* **EXERCISE BRIEF**:
Extract the lines of the material below, beginning with the first and ending with the line that holds "(hend) at (1382.5,90)". Skip every picture.

* **DATASET SECTION**:

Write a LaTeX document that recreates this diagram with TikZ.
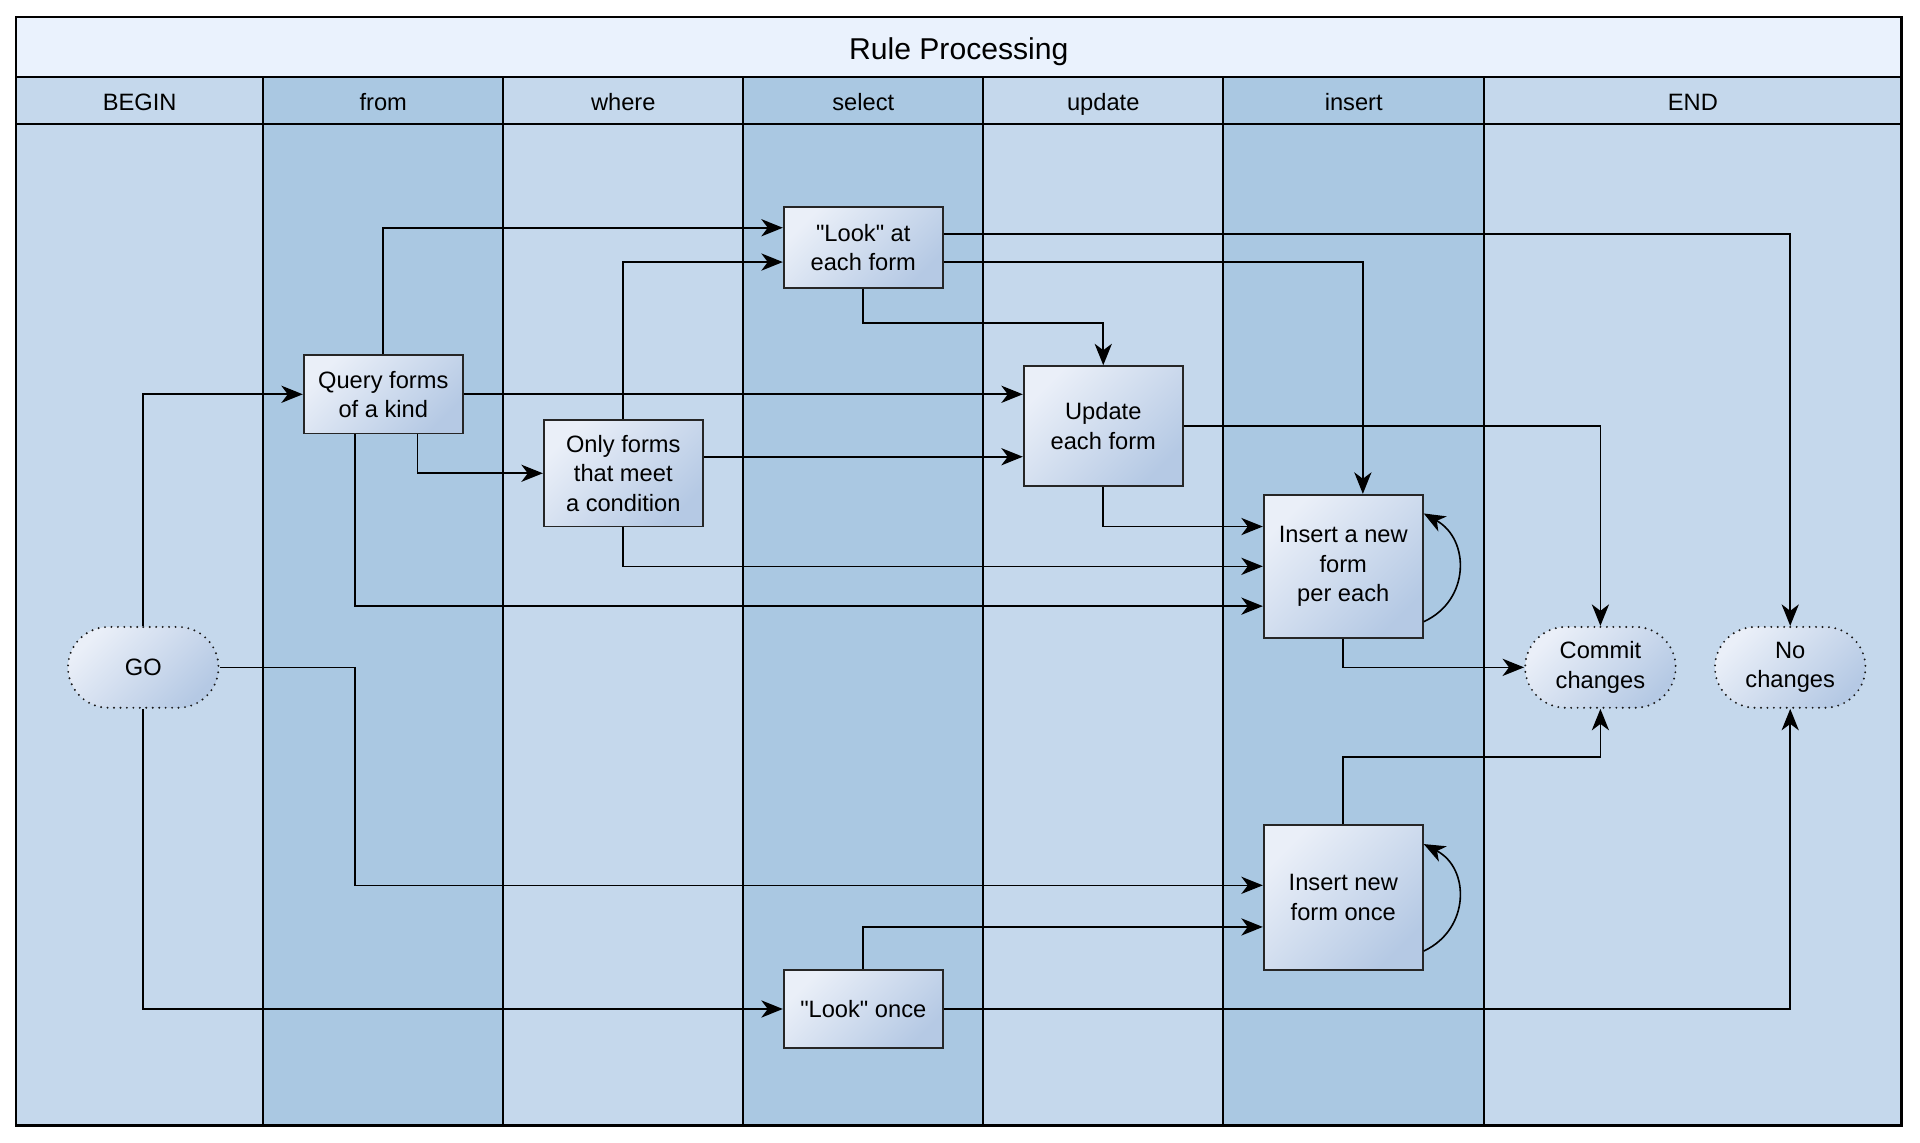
\documentclass[tikz,border=0pt]{standalone}
\usepackage{fontspec}
\setmainfont{Liberation Sans}[Ligatures=TeXOff]
\usetikzlibrary{arrows.meta,calc,shapes.misc}
\definecolor{lanelight}{HTML}{C5D8EC}
\definecolor{lanedark}{HTML}{AAC8E2}
\definecolor{titlefill}{HTML}{EAF2FD}
\definecolor{nodelight}{HTML}{EAEFF8}
\definecolor{nodedark}{HTML}{B5C9E4}
\begin{document}
\begin{tikzpicture}[x=0.02cm,y=-0.02cm,
  laneline/.style={line width=0.9pt, draw=black},
  proc/.style={rectangle, draw=black!85, line width=0.8pt, top color=nodelight, bottom color=nodedark, shading angle=45, minimum width=2.6cm, align=center, inner sep=2pt, font=\fontsize{11}{13.7}\selectfont},
  term/.style={rounded rectangle, draw=black!90, dash pattern=on 0pt off 3pt, line cap=round, line width=1pt, top color=nodelight, bottom color=nodedark, shading angle=45, minimum width=2.6cm, minimum height=1.32cm, align=center, inner sep=2pt, font=\fontsize{11}{13.7}\selectfont},
  arr/.style={-{Stealth[length=10pt,width=8pt,inset=3pt]}, line width=0.75pt, draw=black},
  lanelabel/.style={font=\fontsize{11}{13}\selectfont, inner sep=0pt, anchor=base},
  titlelabel/.style={font=\fontsize{14}{16}\selectfont, inner sep=0pt, anchor=base}
]
\useasboundingbox (0,0) rectangle (1568,933);

% lanes
\fill[titlefill] (13,14) rectangle (1553,63);
\fill[lanelight] (13,63) rectangle (215,919);
\fill[lanedark] (215,63) rectangle (411,919);
\fill[lanelight] (411,63) rectangle (607,919);
\fill[lanedark] (607,63) rectangle (803,919);
\fill[lanelight] (803,63) rectangle (999,919);
\fill[lanedark] (999,63) rectangle (1212,919);
\fill[lanelight] (1212,63) rectangle (1553,919);

\foreach \xx in {215,411,607,803,999,1212} {
  \draw[laneline] (\xx,63) -- (\xx,919);
}
\draw[laneline] (13,63) -- (1553,63);
\draw[laneline] (13,101) -- (1553,101);

\node[titlelabel] (title) at (783,49) {Rule Processing};
\node[lanelabel] (hbegin) at (114,90) {BEGIN};
\node[lanelabel] (hfrom) at (313,90) {from};
\node[lanelabel] (hwhere) at (509,90) {where};
\node[lanelabel] (hselect) at (705,90) {select};
\node[lanelabel] (hupdate) at (901,90) {update};
\node[lanelabel] (hinsert) at (1105.5,90) {insert};
\node[lanelabel] (hend) at (1382.5,90) {END};

% nodes
\node[proc, minimum height=1.28cm] (q) at (313,322) {Query forms\\of a kind};
\node[proc, minimum height=1.74cm] (of) at (509,386.5) {Only forms\\that meet\\a condition};
\node[proc, minimum height=1.32cm] (la) at (705,202) {"Look" at\\each form};
\node[proc, minimum height=1.96cm] (u) at (901,348) {Update\\each form};
\node[proc, minimum height=2.34cm] (ipe) at (1097,462.5) {Insert a new\\form\\per each};
\node[proc, minimum height=2.36cm] (io) at (1097,733) {Insert new\\form once};
\node[proc, minimum height=1.28cm] (lo) at (705,824) {"Look" once};
\node[term] (go) at (117,545) {GO};
\node[term] (cc) at (1307,545) {Commit\\changes};
\node[term] (nc) at (1462,545) {No\\changes};

% edges
\draw[arr] (go.north) |- (q.west);
\draw[arr] (go.east) -| (290,723) -- ($(io.west)+(0,-10)$);
\draw[arr] (go.south) |- (lo.west);
\draw[arr] (q.north) |- ($(la.west)+(0,-16)$);
\draw[arr] (q.east) -- (q.east -| u.west);
\draw[arr] ($(q.south)+(28,0)$) |- (of.west);
\draw[arr] ($(q.south)+(-23,0)$) |- ($(ipe.west)+(0,32.5)$);
\draw[arr] (of.north) |- ($(la.west)+(0,12)$);
\draw[arr] ($(of.east)+(0,-13.5)$) -- ($(u.west)+(0,25)$);
\draw[arr] (of.south) |- (ipe.west);
\draw[arr] ($(la.east)+(0,-11)$) -| (nc.north);
\draw[arr] ($(la.east)+(0,12)$) -| ($(ipe.north)+(16,0)$);
\draw[arr] (la.south) -- ++(0,28) -| (u.north);
\draw[arr] (u.east) -| (cc.north);
\draw[arr] (u.south) |- ($(ipe.west)+(0,-32.5)$);
\draw[arr] (ipe.south) |- (cc.west);
\draw[arr] ($(ipe.south east)+(0,-14)$) .. controls ($(ipe.east)+(38,28)$) and ($(ipe.east)+(38,-22)$) .. ($(ipe.north east)+(0,16)$);
\draw[arr] (io.north) -- ++(0,-55) -| (cc.south);
\draw[arr] ($(io.south east)+(0,-16)$) .. controls ($(io.east)+(38,26)$) and ($(io.east)+(38,-24)$) .. ($(io.north east)+(0,16)$);
\draw[arr] (lo.north) |- ($(io.west)+(0,24)$);
\draw[arr] (lo.east) -| (nc.south);

% outer border
\draw[line width=1.1pt] (13,14) rectangle (1553,919);
\end{tikzpicture}
\end{document}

* **SOLVED EXERCISE**:
Write a LaTeX document that recreates this diagram with TikZ.
\documentclass[tikz,border=0pt]{standalone}
\usepackage{fontspec}
\setmainfont{Liberation Sans}[Ligatures=TeXOff]
\usetikzlibrary{arrows.meta,calc,shapes.misc}
\definecolor{lanelight}{HTML}{C5D8EC}
\definecolor{lanedark}{HTML}{AAC8E2}
\definecolor{titlefill}{HTML}{EAF2FD}
\definecolor{nodelight}{HTML}{EAEFF8}
\definecolor{nodedark}{HTML}{B5C9E4}
\begin{document}
\begin{tikzpicture}[x=0.02cm,y=-0.02cm,
  laneline/.style={line width=0.9pt, draw=black},
  proc/.style={rectangle, draw=black!85, line width=0.8pt, top color=nodelight, bottom color=nodedark, shading angle=45, minimum width=2.6cm, align=center, inner sep=2pt, font=\fontsize{11}{13.7}\selectfont},
  term/.style={rounded rectangle, draw=black!90, dash pattern=on 0pt off 3pt, line cap=round, line width=1pt, top color=nodelight, bottom color=nodedark, shading angle=45, minimum width=2.6cm, minimum height=1.32cm, align=center, inner sep=2pt, font=\fontsize{11}{13.7}\selectfont},
  arr/.style={-{Stealth[length=10pt,width=8pt,inset=3pt]}, line width=0.75pt, draw=black},
  lanelabel/.style={font=\fontsize{11}{13}\selectfont, inner sep=0pt, anchor=base},
  titlelabel/.style={font=\fontsize{14}{16}\selectfont, inner sep=0pt, anchor=base}
]
\useasboundingbox (0,0) rectangle (1568,933);

% lanes
\fill[titlefill] (13,14) rectangle (1553,63);
\fill[lanelight] (13,63) rectangle (215,919);
\fill[lanedark] (215,63) rectangle (411,919);
\fill[lanelight] (411,63) rectangle (607,919);
\fill[lanedark] (607,63) rectangle (803,919);
\fill[lanelight] (803,63) rectangle (999,919);
\fill[lanedark] (999,63) rectangle (1212,919);
\fill[lanelight] (1212,63) rectangle (1553,919);

\foreach \xx in {215,411,607,803,999,1212} {
  \draw[laneline] (\xx,63) -- (\xx,919);
}
\draw[laneline] (13,63) -- (1553,63);
\draw[laneline] (13,101) -- (1553,101);

\node[titlelabel] (title) at (783,49) {Rule Processing};
\node[lanelabel] (hbegin) at (114,90) {BEGIN};
\node[lanelabel] (hfrom) at (313,90) {from};
\node[lanelabel] (hwhere) at (509,90) {where};
\node[lanelabel] (hselect) at (705,90) {select};
\node[lanelabel] (hupdate) at (901,90) {update};
\node[lanelabel] (hinsert) at (1105.5,90) {insert};
\node[lanelabel] (hend) at (1382.5,90) {END};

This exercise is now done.